The question of stay pending appeal has been canvassed at length in various authorities, such as in the Court of Appeal decision in Chris Munga N. Bichange Vs Richard Nyagaka Tongi & 2 Others eKLR where the Learned Judges stated the principles to be applied in considering an application for stay of execution as thus:-
“……………. The law as regards applications for stay of execution, stay of proceedings or injunction is now well settled. The applicant who would succeed upon such an application must persuade the court on two limbs, which are first, that his appeal or intended appeal is arguable, that is to say it is not frivolous. Secondly, that if the application is not granted, the success of the appeal, were it to succeed, would be rendered nugatory. These two limbs must both be demonstrated and it would not be enough that only one is demonstrated………”
In the case of Mohamed Salim T/A Choice Butchery Vs Nasserpuria Memon Jamat (2013) eKLR, the court stated that:-
“That right of appeal must be balanced against an equally weighty right, that of the plaintiff to enjoy the fruits of the judgment delivered in his favour. There must be a just cause for depriving the plaintiff of that right …………….”

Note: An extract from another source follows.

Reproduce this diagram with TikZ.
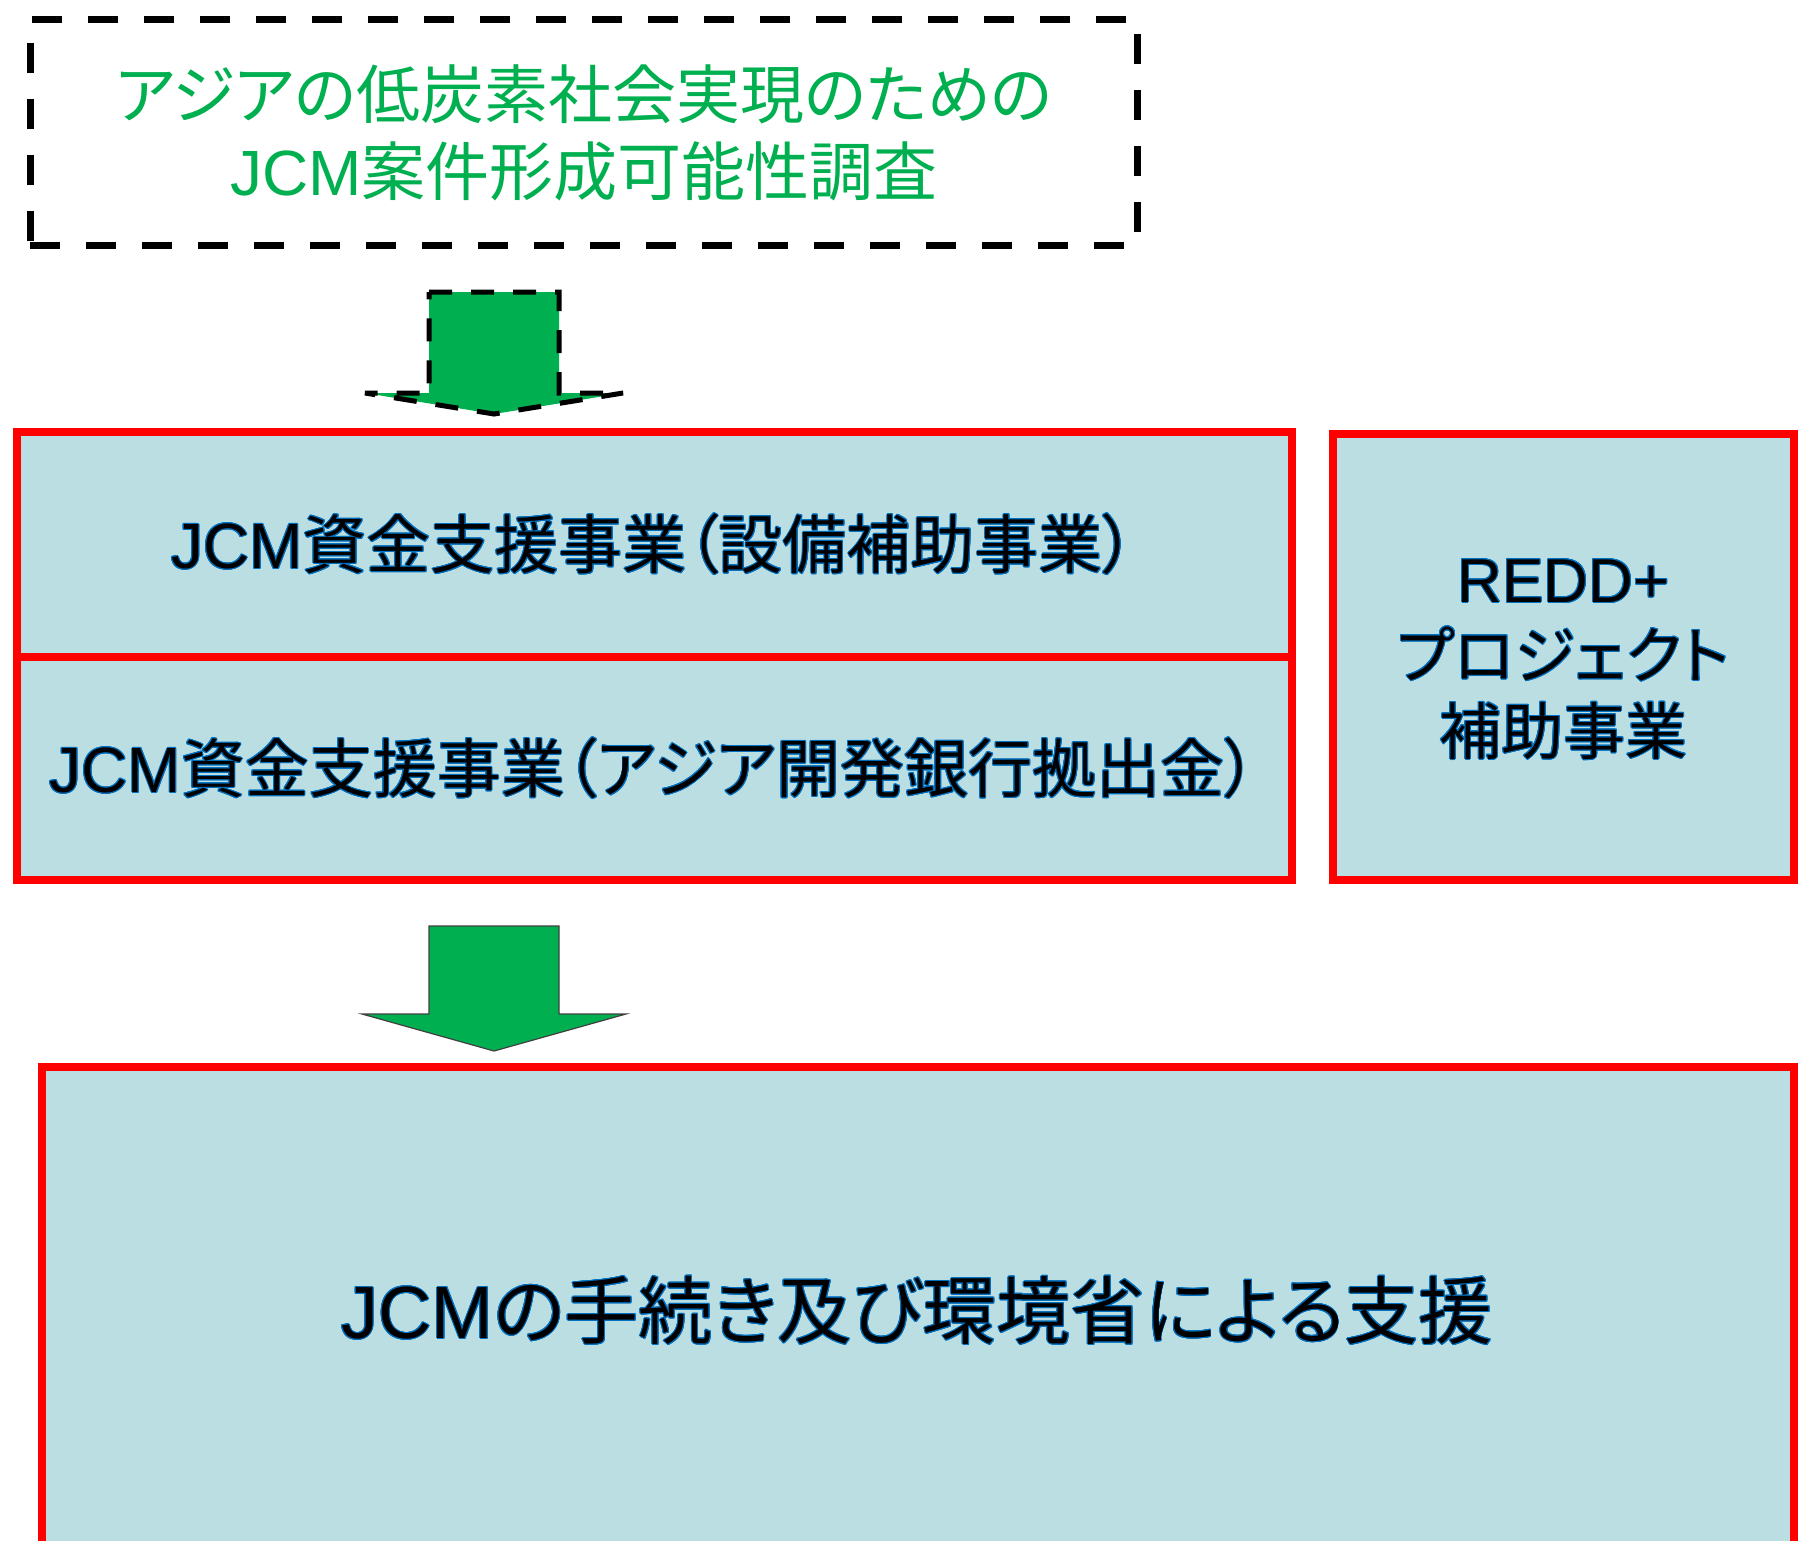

We are further guided by this court’s decision in Carter & Sons Ltd vs Deposit Protection Fund Board & 2 Others Civil Appeal No. 291 of 1997, at Page 4 as follows:
“ . . . the mere fact that there are strong grounds of appeal would not, in itself, justify an order for stay. . .the applicant must establish a sufficient cause; secondly the court must be satisfied that substantial loss would ensue from a refusal to grant a stay; and thirdly the applicant must furnish security, and the application must, of course, be made without unreasonable delay.”
From the grounds of this application, the appellants/ applicants are aggrieved by the order dated 23rd May, 2019 by Butere PMC ELC No. 2 of 2019 and have filed an appeal against the said order. That unless this honourable court stays execution of order dated 23rd May, 2019 pending hearing and determination of the appeal herein which challenges the said order, the respondents intend to execute the said order thus render the appeal herein nugatory. That the respondents have never been in occupation or possession of the suit land. From the said ruling in Butere PMC ELC No. 2 of 2019, the court found that the respondents were the registered owners of the suit parcels of land having obtained the same through succession. The applicants have never challenged the said succession proceedings. This court is not persuaded, that the appeal or intended appeal is arguable, that is to say it is not frivolous. Secondly, I am not persuaded that if the application is not granted, the success of the appeal, were it to succeed, would be rendered nugatory. I find that the applicant has not fulfilled any of the grounds to enable me grant the stay. I find this application has no merit and I dismiss it with costs.
It is so ordered.
DELIVERED, DATED AND SIGNED AT KAKAMEGA IN OPEN COURT THIS 26TH SEPTEMBER 2019.